The limits of the practical value of soil bacteriology can only be surmised at this time; but it seems not improbable that the farmers of some future generation may be able to inoculate their soils with different beneficial bacteria and secure specific and valuable results, much as the butter maker of to-day secures certain flavours with certain cultures. The field of study opened before us by recent investigations in soil bacteriology is extremely interesting and it may yield extremely important results.
CHEMICAL CHANGES IN THE SOIL
The chemical changes that are constantly taking place in every farm soil are no less numerous and no less important than the changes resulting from the work of bacteria. The elements of which the soil is composed are always shifting and changing. The compounds, which are merely combinations of several elements, are continually dissolving partnership and the elements join themselves together in new bonds, according to affinity. The nitrogen released from a nitrate by the nitrogen-wasting germs may be instantly seized by some near-by hydrogen to make ammonia. The ammonia may then be attacked by the nitrogen-saving germs and made into nitrous acid; which, in turn, may soon become a nitrate, or it may escape into the air and be lost to the soil, until brought down by rain. The phosphoric acid that the farmer applies in superphosphate or bone meal is at once seized by hungry elements and enters into several partnerships. Some of it is readily soluble in water and might leach away were there not some lime or sodium handy to catch it. That part of it which is not used by plants the first year or two may get locked up so strongly in partnerships with other elements that it becomes valueless to plants. When a potash fertiliser, as ashes, is applied to the soil, the plant food it contains would mostly dissolve in the soil water and wash away were it not that it unites with some of the "bases" of the soil and becomes "fixed." In fact, the plant food in most fertilisers applied to soils would e quickly leached or washed away, if these chemical changes did not occur and hold it until the roots of plants can use it. Plants feed, not upon the materials that we apply to the soil—ashes, bones, phosphates, guano, and the like—but upon the chemical compounds formed in the soil by them.

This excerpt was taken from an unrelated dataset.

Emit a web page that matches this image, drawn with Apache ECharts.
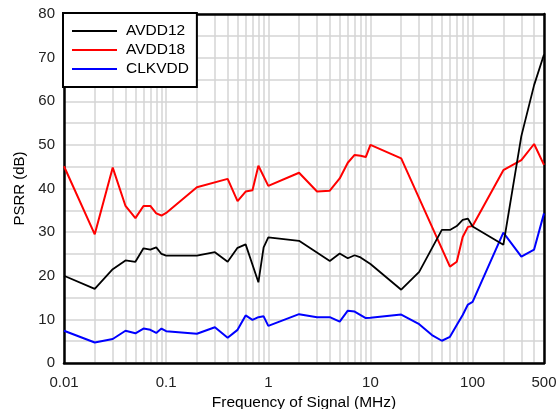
<!DOCTYPE html>
<html>
<head>
<meta charset="utf-8">
<script src="https://cdn.jsdelivr.net/npm/echarts@6/dist/echarts.min.js"></script>
<style>html,body{margin:0;padding:0;background:#fff}#c{width:558px;height:409px}</style>
</head>
<body>
<div id="c"></div>
<script>
// Frequencies (MHz) and PSRR (dB) values
const freqAVDD12 = [0.01,0.02,0.03,0.04,0.05,0.06,0.07,0.08,0.09,0.1,0.2,0.3,0.4,0.5,0.6,0.8,0.9,1,2,4,5,6,7,8,10,20,30,50,60,70,80,90,100,200,300,400,500];
const psrrAVDD12 = [20,17,21.5,23.5,23.2,26.3,26,26.5,25,24.6,24.6,25.4,23.2,26.4,27.2,18.5,26.5,28.8,28,23.4,25.1,24,24.7,24.2,22.7,16.8,20.9,30.5,30.5,31.4,32.8,33.1,31.3,27.1,52,63.7,70.7];

const freqAVDD18 = [0.01,0.02,0.03,0.04,0.05,0.06,0.07,0.08,0.09,0.1,0.2,0.4,0.5,0.6,0.7,0.8,1,2,3,4,5,6,7,8,9,10,20,60,70,80,90,100,200,300,400,500];
const psrrAVDD18 = [45.1,29.5,44.8,36,33.2,36,36,34.3,33.8,34.4,40.3,42.2,37.1,39.3,39.6,45.2,40.6,43.6,39.3,39.5,42.3,45.9,47.7,47.5,47.2,50,46.9,22.1,23.2,28.9,31.2,31.4,44.2,46.5,50.2,45.4];

const freqCLKVDD = [0.01,0.02,0.03,0.04,0.05,0.06,0.07,0.08,0.09,0.1,0.2,0.3,0.4,0.5,0.6,0.7,0.8,0.9,1,2,3,4,5,6,7,9,10,20,30,40,50,60,70,80,90,100,200,300,400,500];
const psrrCLKVDD = [7.4,4.7,5.5,7.4,6.8,7.9,7.6,6.9,7.9,7.3,6.7,8.2,5.8,7.6,10.9,9.9,10.5,10.7,8.5,11.2,10.5,10.5,9.5,12,11.8,10.3,10.4,11.1,8.9,6.4,5.1,6,8.7,11,13.4,14,29.9,24.4,26,34.3];

const seriesNames = ['AVDD12','AVDD18','CLKVDD'];
const seriesColors = ['#000000','#ff0000','#0000ff'];
const xTickLabels = [0.01,0.1,1,10,100,500];
const yMin = 0, yMax = 80;

// minor grid positions (1..9 per decade up to 500)
const xGrid = [];
for (let d = -2; d <= 2; d++) {
  for (let k = 1; k <= 9; k++) {
    const v = parseFloat((k * Math.pow(10, d)).toPrecision(3));
    if (v <= 500) xGrid.push(v);
  }
}

const FONT = 'Arial, "Liberation Sans", sans-serif';
const zip = (xs, ys) => xs.map((x, i) => [x, ys[i]]);
const allFreq = [freqAVDD12, freqAVDD18, freqCLKVDD];
const allVals = [psrrAVDD12, psrrAVDD18, psrrCLKVDD];

const chart = echarts.init(document.getElementById('c'), null, {renderer: 'canvas'});
chart.setOption({
  animation: false,
  backgroundColor: '#fff',
  grid: {left: 64, right: 14, top: 14, bottom: 46, outerBoundsMode: 'none', containLabel: false},
  legend: {
    orient: 'vertical', left: 63, top: 13,
    backgroundColor: '#fff', borderColor: '#000', borderWidth: 2, borderRadius: 0,
    padding: [10, 8, 10, 9],
    itemWidth: 45, itemHeight: 2, itemGap: 3,
    icon: 'rect',
    textStyle: {fontFamily: FONT, fontSize: 15.5, color: '#000', padding: [0, 0, 0, 4]},
    data: seriesNames
  },
  xAxis: [{
    type: 'log', logBase: 10, min: 0.01, max: 500,
    name: 'Frequency of Signal (MHz)', nameLocation: 'middle', nameGap: 31,
    nameTextStyle: {fontFamily: FONT, fontSize: 15.5, color: '#000'},
    axisLine: {show: true, lineStyle: {color: '#000', width: 2.5}},
    axisTick: {show: false, customValues: xGrid},
    splitLine: {show: true, lineStyle: {color: '#d4d4d4', width: 1.5}},
    axisLabel: {
      customValues: xTickLabels, margin: 12,
      fontFamily: FONT, fontSize: 15, color: '#222',
      formatter: v => String(parseFloat(Number(v).toPrecision(3)))
    }
  }, {
    type: 'log', logBase: 10, min: 0.01, max: 500, position: 'top',
    axisLine: {show: true, onZero: false, lineStyle: {color: '#000', width: 2.5}},
    axisTick: {show: false}, axisLabel: {show: false}, splitLine: {show: false}
  }],
  yAxis: [{
    type: 'value', min: yMin, max: yMax, interval: 5,
    name: 'PSRR (dB)', nameLocation: 'middle', nameGap: 36,
    nameTextStyle: {fontFamily: FONT, fontSize: 15, color: '#000'},
    axisLine: {show: true, lineStyle: {color: '#000', width: 2.5}},
    axisTick: {show: false},
    splitLine: {show: true, lineStyle: {color: '#d4d4d4', width: 1.5}},
    axisLabel: {
      margin: 9, fontFamily: FONT, fontSize: 15, color: '#222',
      formatter: v => (v % 10 === 0 ? String(v) : '')
    }
  }, {
    type: 'value', min: yMin, max: yMax, interval: 5, position: 'right',
    axisLine: {show: true, onZero: false, lineStyle: {color: '#000', width: 2.5}},
    axisTick: {show: false}, axisLabel: {show: false}, splitLine: {show: false}
  }],
  series: seriesNames.map((n, i) => ({
    name: n, type: 'line', xAxisIndex: 0, yAxisIndex: 0,
    data: zip(allFreq[i], allVals[i]),
    showSymbol: false, symbol: 'none',
    color: seriesColors[i],
    lineStyle: {color: seriesColors[i], width: i === 0 ? 1.8 : 2},
    z: 3 + (2 - i)
  }))
});
</script>
</body>
</html>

These and other chemical changes that all fertilisers pass through before they are absorbed by the roots of the plants illustrate what takes place with each and every constituent of the soil, whether it is essential to the growth of the plant or not. The soil is a great chemical laboratory. Numberless reactions, or new adjustments of the partnerships between the elements, occur every hour. No chemist holds the beaker or fires the great retort; the changes take place in obedience to natural laws, quietly and methodically, yet with results so far reaching that we can hardly grasp their significance. It is the business of the chemist and the bacteriologist to explore this laboratory and report how its chemical changes are effected by the different methods of handling the soil. It is the business of the farmer to keep the soil laboratory in excellent working order, by a wise and varied husbandry; and especially by giving careful attention to those principles of good farming that we already know make it run smoothly—thorough tillage, excellent drainage, and a rotation of crops.